2. Im Erbscheinerteilungsverfahren gehen verbleibende Zweifel zulasten desjenigen, der einen Widerspruch zwischen dem früheren und einem späteren Testament geltend macht.

3. Bei der Beantwortung der Frage, ob ein späteres Testament die Erbfolge vollständig und abschließend neu regelt, sind alle Umstände des Falls zu berücksichtigen, die Aufschluss über den Testierwillen des Erblassers geben können. Neben dem Wort der zur Beurteilung stehenden testamentarischen Verfügung ist auch der Inhalt früherer Testamente sowie eine dort erkennbare Übung des Erblassers, vollständige Testamente zu errichten, die allenfalls durch Streichungen oder Ergänzungen geändert werden, zu berücksichtigen.
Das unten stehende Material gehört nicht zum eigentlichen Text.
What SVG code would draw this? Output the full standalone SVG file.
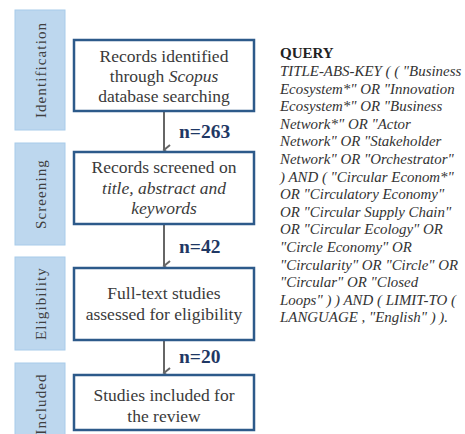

OLG Düsseldorf, Beschluss vom 19.12.2023, Leitsatz – 3 Wx 189/23

Kein Selbstkontrahieren eines Testamentsvollstreckers bzgl. eines ihm eingeräumten Grundstückvermächtnisses ohne Bewilligung eines am Grundstück vermachten Wohnrechts für einen anderen

1. Ein Testamentsvollstrecker, der hinsichtlich des ihm als Vermächtnis zugewandten Grundstücks seine Eintragung im Grundbuch bewilligt, ohne dafür Sorge zu tragen, dass das einem anderen Vermächtnisnehmer zugewandte, nach dem Testament auch „möglichst erstrangig“ einzutragende Wohnrecht an der gesamten Grundstücksfläche zuvor eingetragen wurde, verstößt gegen das Gebot ordnungsgemäßer Verwaltung und ist deshalb, ungeachtet einer vom Erblasser erteilten ausdrücklichen Befreiung, am Selbstkontrahieren gehindert.

2. Soweit ein im Grundsatz steuerpflichtiger Erwerb im Sinne des § 1 GrEStG vorliegt, ist es nicht Aufgabe des Grundbuchamts, die Entbehrlichkeit einer Unbedenklichkeitsbescheinigung durch Klärung des Vorliegens einer Steuerbefreiung zu prüfen.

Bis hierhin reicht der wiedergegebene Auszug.